Quote all lines below exactly. Images stay out.

--- SOURCE DATA ---
((

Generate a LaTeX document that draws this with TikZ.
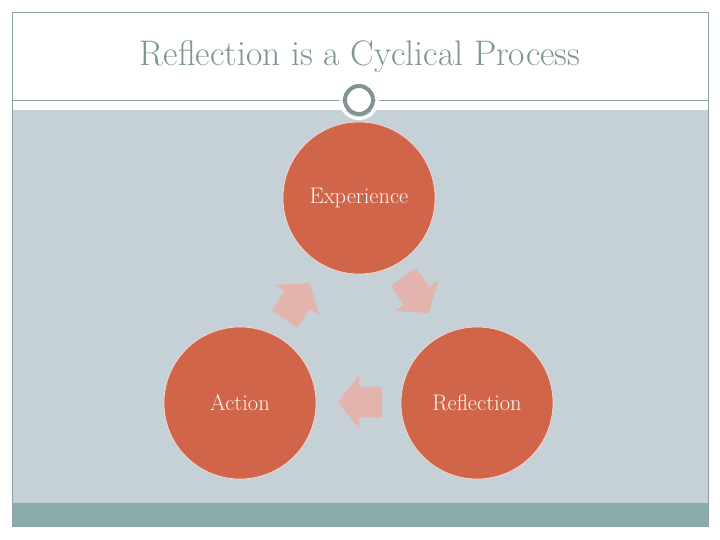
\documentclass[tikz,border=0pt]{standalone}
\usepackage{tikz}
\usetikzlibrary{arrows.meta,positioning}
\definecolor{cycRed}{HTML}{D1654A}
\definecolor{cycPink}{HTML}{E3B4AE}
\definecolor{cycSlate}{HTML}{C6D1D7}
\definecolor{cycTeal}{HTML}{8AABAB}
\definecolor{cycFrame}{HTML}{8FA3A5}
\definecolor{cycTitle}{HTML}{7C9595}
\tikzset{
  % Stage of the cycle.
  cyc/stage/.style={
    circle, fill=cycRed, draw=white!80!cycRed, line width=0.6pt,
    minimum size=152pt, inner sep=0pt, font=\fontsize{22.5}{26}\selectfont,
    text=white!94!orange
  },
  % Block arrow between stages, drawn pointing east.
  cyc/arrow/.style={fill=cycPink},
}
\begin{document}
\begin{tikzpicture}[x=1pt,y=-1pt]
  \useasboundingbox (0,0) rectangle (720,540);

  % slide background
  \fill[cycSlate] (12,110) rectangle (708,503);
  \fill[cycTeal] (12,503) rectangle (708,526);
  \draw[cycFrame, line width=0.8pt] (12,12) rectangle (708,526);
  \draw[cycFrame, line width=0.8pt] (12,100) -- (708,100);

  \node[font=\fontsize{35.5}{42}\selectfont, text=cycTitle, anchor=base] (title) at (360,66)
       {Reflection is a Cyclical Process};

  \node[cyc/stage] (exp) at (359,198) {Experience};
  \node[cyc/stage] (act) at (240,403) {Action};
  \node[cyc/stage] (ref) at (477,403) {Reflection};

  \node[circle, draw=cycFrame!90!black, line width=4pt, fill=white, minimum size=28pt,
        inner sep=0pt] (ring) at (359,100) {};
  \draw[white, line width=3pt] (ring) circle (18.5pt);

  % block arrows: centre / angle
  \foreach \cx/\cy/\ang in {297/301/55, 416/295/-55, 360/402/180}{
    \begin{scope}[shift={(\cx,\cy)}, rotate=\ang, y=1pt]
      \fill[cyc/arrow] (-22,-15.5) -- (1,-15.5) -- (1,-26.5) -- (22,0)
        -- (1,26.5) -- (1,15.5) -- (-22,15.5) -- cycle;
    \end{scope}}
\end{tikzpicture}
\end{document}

))

--- EXERCISE SOLUTION ---
Generate a LaTeX document that draws this with TikZ.
\documentclass[tikz,border=0pt]{standalone}
\usepackage{tikz}
\usetikzlibrary{arrows.meta,positioning}
\definecolor{cycRed}{HTML}{D1654A}
\definecolor{cycPink}{HTML}{E3B4AE}
\definecolor{cycSlate}{HTML}{C6D1D7}
\definecolor{cycTeal}{HTML}{8AABAB}
\definecolor{cycFrame}{HTML}{8FA3A5}
\definecolor{cycTitle}{HTML}{7C9595}
\tikzset{
  % Stage of the cycle.
  cyc/stage/.style={
    circle, fill=cycRed, draw=white!80!cycRed, line width=0.6pt,
    minimum size=152pt, inner sep=0pt, font=\fontsize{22.5}{26}\selectfont,
    text=white!94!orange
  },
  % Block arrow between stages, drawn pointing east.
  cyc/arrow/.style={fill=cycPink},
}
\begin{document}
\begin{tikzpicture}[x=1pt,y=-1pt]
  \useasboundingbox (0,0) rectangle (720,540);

  % slide background
  \fill[cycSlate] (12,110) rectangle (708,503);
  \fill[cycTeal] (12,503) rectangle (708,526);
  \draw[cycFrame, line width=0.8pt] (12,12) rectangle (708,526);
  \draw[cycFrame, line width=0.8pt] (12,100) -- (708,100);

  \node[font=\fontsize{35.5}{42}\selectfont, text=cycTitle, anchor=base] (title) at (360,66)
       {Reflection is a Cyclical Process};

  \node[cyc/stage] (exp) at (359,198) {Experience};
  \node[cyc/stage] (act) at (240,403) {Action};
  \node[cyc/stage] (ref) at (477,403) {Reflection};

  \node[circle, draw=cycFrame!90!black, line width=4pt, fill=white, minimum size=28pt,
        inner sep=0pt] (ring) at (359,100) {};
  \draw[white, line width=3pt] (ring) circle (18.5pt);

  % block arrows: centre / angle
  \foreach \cx/\cy/\ang in {297/301/55, 416/295/-55, 360/402/180}{
    \begin{scope}[shift={(\cx,\cy)}, rotate=\ang, y=1pt]
      \fill[cyc/arrow] (-22,-15.5) -- (1,-15.5) -- (1,-26.5) -- (22,0)
        -- (1,26.5) -- (1,15.5) -- (-22,15.5) -- cycle;
    \end{scope}}
\end{tikzpicture}
\end{document}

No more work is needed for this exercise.